Markets have been getting crushed today. A spike in Italian bond yields sparked a steep selloff in Europe that continued as US markets opened.
The selloff signals that the European crisis is reaching a dangerous endgame, for which nobody seems to have the answer. First Ireland, then Greece, and now Portugal, Spain, and Italy (one of Europe's largest economies). With rates on Italian debt spiking over 7% during a time of near-zero worldwide rates, a lethal debt spiral has commenced, since Italy must pay more to service its debt.
Think that doesn't matter? According to Bergen Capital, more than $200 billion of Italian debt comes due in the next two years.
This may be ending a strange period of headline-driven trading in which stock operators have bought and sold based on the Italian prime minister's every last move -- how he combed his hair, how he reorganized his network of floozies, whether he bought a new Ferrari. The smart money was (and is) watching Italian bonds. Sovereign debt is the atomic bomb. It blew up MF Global, and there are plenty of global banks holding too much leveraged debt to support a vicious rise in yields (and a collapse in bond prices).
So the crisis is climaxing, and, as many crises do, it can spiral out of control faster than people imagine. Here's what I see as the major problems:
- Despite all the noise about the European Financial Stability Facility (EFSF) and the latest "rescue," the details have not been worked out. In fact, they haven't gotten the money pledged to fund the bailout. As I noted a couple of weeks ago, you can't solve debt with more debt. (See: Europe's Hall of Mirrors.)
- There is chatter that the European Central Bank (ECB) is planning to step in and help out, but there is a big problem with that: The Maastricht Treaty prevents the ECB from bailing out individual nations or directly financing their spending.
- Do you know Italy was supposed to contribute 19% to the EFSF? Spain is supposed to contribute 12%. That means two of Europe's largest countries are supposed to contribute 31% of their own bailout. But, wait, you mean bailers are also the bailees?
- There is disagreement among the major European countries on how to deal with the problem. German banking leaders are leery of a monetary solution (a.k.a. the US "print money" solution). And Germany won't back the euro with gold. What does that tell you about German confidence in the euro? Tensions even in the core "strong" part of the euro area remain high.
- European banks are overleveraged. Many have leverage ratios (assets/equity) of more than 20 to 1. (Some say 30 to 1.) They always hold a lot of sovereign debt. The more sovereign debt sinks (as yields rise), the more the banks get in big trouble.

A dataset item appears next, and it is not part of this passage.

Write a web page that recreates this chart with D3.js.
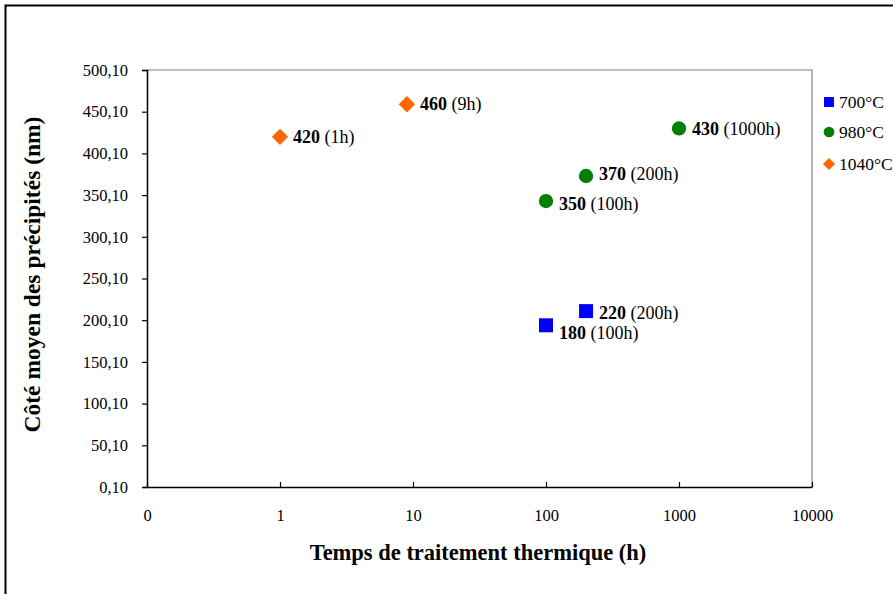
<!DOCTYPE html>
<html>
<head>
<meta charset="utf-8">
<script src="https://cdn.jsdelivr.net/npm/d3@7"></script>
<style>
  body { margin: 0; background: #fff; }
  svg { display: block; }
  text { font-family: "Liberation Serif", "Times New Roman", Times, serif; }
</style>
</head>
<body>
<svg id="chart" width="893" height="594"></svg>
<script>
// ---- data ----
const seriesNames = ["700°C", "980°C", "1040°C"];
const seriesColors = ["#0000ff", "#008000", "#ff6600"];
const seriesShapes = ["square", "circle", "diamond"];

const times700 = [100, 200];
const sizes700 = [194, 211];
const labels700 = ["180", "220"];

const times980 = [100, 200, 1000];
const sizes980 = [343, 373, 430];
const labels980 = ["350", "370", "430"];

const times1040 = [1, 9];
const sizes1040 = [420, 459];
const labels1040 = ["420", "460"];

const xTickValues = [0.1, 1, 10, 100, 1000, 10000];
const xTickLabels = ["0", "1", "10", "100", "1000", "10000"];
const yTickValues = [0.1, 50.1, 100.1, 150.1, 200.1, 250.1, 300.1, 350.1, 400.1, 450.1, 500.1];

const xTitle = "Temps de traitement thermique (h)";
const yTitle = "Côté moyen des précipités (nm)";

// ---- layout ----
const svg = d3.select("#chart");
const L = 147, R = 812, T = 70, B = 487;
const FONT = "Liberation Serif, Times New Roman, serif";

const x = d3.scaleLog().domain([0.1, 10000]).range([L, R]);
const y = d3.scaleLinear().domain([0.1, 500.1]).range([B, T]);

// outer frame
svg.append("rect").attr("x", 5.5).attr("y", 5.5).attr("width", 900).attr("height", 600)
  .attr("fill", "none").attr("stroke", "#000").attr("stroke-width", 2);

// plot area border (top/right gray)
svg.append("path")
  .attr("d", `M${L},${T}H${R}V${B}`)
  .attr("fill", "none").attr("stroke", "#808080").attr("stroke-width", 1.2);

// y axis
const yAxis = d3.axisLeft(y).tickValues(yTickValues).tickSize(5)
  .tickFormat(d => d3.format(".2f")(d).replace(".", ","));
const gy = svg.append("g").attr("transform", `translate(${L},0)`).call(yAxis);
gy.attr("font-family", FONT);
gy.select(".domain").attr("stroke", "#000").attr("stroke-width", 1.5);
gy.selectAll(".tick line").attr("stroke", "#000").attr("stroke-width", 1.2);
gy.selectAll(".tick text").attr("font-size", 16.5).attr("fill", "#000")
  .attr("font-family", FONT).attr("x", -19);

// x axis
const xAxis = d3.axisBottom(x).tickValues(xTickValues).tickSizeInner(-5).tickSizeOuter(0)
  .tickFormat((d, i) => xTickLabels[i]);
const gx = svg.append("g").attr("transform", `translate(0,${B})`).call(xAxis);
gx.attr("font-family", FONT);
gx.select(".domain").attr("stroke", "#000").attr("stroke-width", 1.5);
gx.selectAll(".tick line").attr("stroke", "#000").attr("stroke-width", 1.2);
gx.selectAll(".tick text").attr("font-size", 16.5).attr("fill", "#000")
  .attr("font-family", FONT).attr("y", 22);

// axis titles
svg.append("text").attr("x", 478).attr("y", 560)
  .attr("text-anchor", "middle").attr("font-weight", "bold").attr("font-size", 22.5)
  .text(xTitle);
svg.append("text").attr("transform", `translate(40,${(T + B) / 2 - 4}) rotate(-90)`)
  .attr("text-anchor", "middle").attr("font-weight", "bold").attr("font-size", 23.5)
  .text(yTitle);

// markers
const symbolFor = {
  square: d3.symbol().type(d3.symbolSquare).size(196),
  circle: d3.symbol().type(d3.symbolCircle).size(160),
  diamond: d3.symbol().type(d3.symbolDiamond2).size(170)
};

const series = [
  { t: times700, s: sizes700, l: labels700 },
  { t: times980, s: sizes980, l: labels980 },
  { t: times1040, s: sizes1040, l: labels1040 }
];
// label vertical nudges (style only), per series/point
const labelNudge = [[8, 2], [3, -2, 1], [0, 0]];

series.forEach((ser, si) => {
  const pts = ser.t.map((t, i) => ({ t, s: ser.s[i], l: ser.l[i], n: labelNudge[si][i] }));
  const g = svg.append("g");
  g.selectAll("path").data(pts).enter().append("path")
    .attr("d", symbolFor[seriesShapes[si]]())
    .attr("transform", d => `translate(${x(d.t)},${y(d.s)})`)
    .attr("fill", seriesColors[si]);
  const tx = g.selectAll("text").data(pts).enter().append("text")
    .attr("x", d => x(d.t) + 13).attr("y", d => y(d.s) + 6 + d.n)
    .attr("font-size", 18).attr("fill", "#000");
  tx.append("tspan").attr("font-weight", "bold").text(d => d.l);
  tx.append("tspan").text((d) => ` (${d.t}h)`);
});

// legend
const legY = [102, 132, 164];
seriesNames.forEach((name, i) => {
  svg.append("path")
    .attr("d", d3.symbol().type(
      seriesShapes[i] === "square" ? d3.symbolSquare :
      seriesShapes[i] === "circle" ? d3.symbolCircle : d3.symbolDiamond2).size(
      seriesShapes[i] === "square" ? 100 : seriesShapes[i] === "circle" ? 90 : 95)())
    .attr("transform", `translate(829,${legY[i]})`)
    .attr("fill", seriesColors[i]);
  svg.append("text").attr("x", 839).attr("y", legY[i] + 6)
    .attr("font-size", 17.5).attr("fill", "#000").text(name);
});
</script>
</body>
</html>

- This crisis is unfolding in exactly in same sequence as the Bear Stearns financial crisis in 2008. Bear Stearns failed. There was
regulatory and rescue action. Then the markets rallied, figuring it was a one-off. So far, the markets think that Greece and MF Global are isolated incidents. They don't see the crises as connected.
- Nobody's paying attention to China. Everybody expects it to help with a bailout, yet it has said no. Why? It has its own problems. The yield curve has inverted. For those who don't follow it, an inverted yield curve -- in which shorter-term rates are more expensive than longer-term rates -- is one of the most reliable indicators of recession.
Last night Barclays released a remarkable report on Italy saying the "game is over" -- as the firm's share price rapidly declines. (Barclays, of course, holds plenty of European debt).
What I really don't like about markets are the charts -- eerily similar to 2008. The rally we just had took the S&P 500 back up to the 200-day moving average, and it's failing. That's exactly what happened after Bear Stearns in 2008. As we know, that was just the beginning of a long decline.
Through all of this, with markets down 3% in morning trading, we are facing a potential crash. Yet the European leaders have been
remarkably slow and complacent in dealing with all of this. That's because their options are limited. Europe is held together with duct tape for now, and the IMF and China have indicated they're in no rush to come to the rescue. The United States has its own
Watch out below. This could get ugly in a hurry.
(Disclosure: Lots of cash, short some stocks, long some stocks, short copper, long gold.)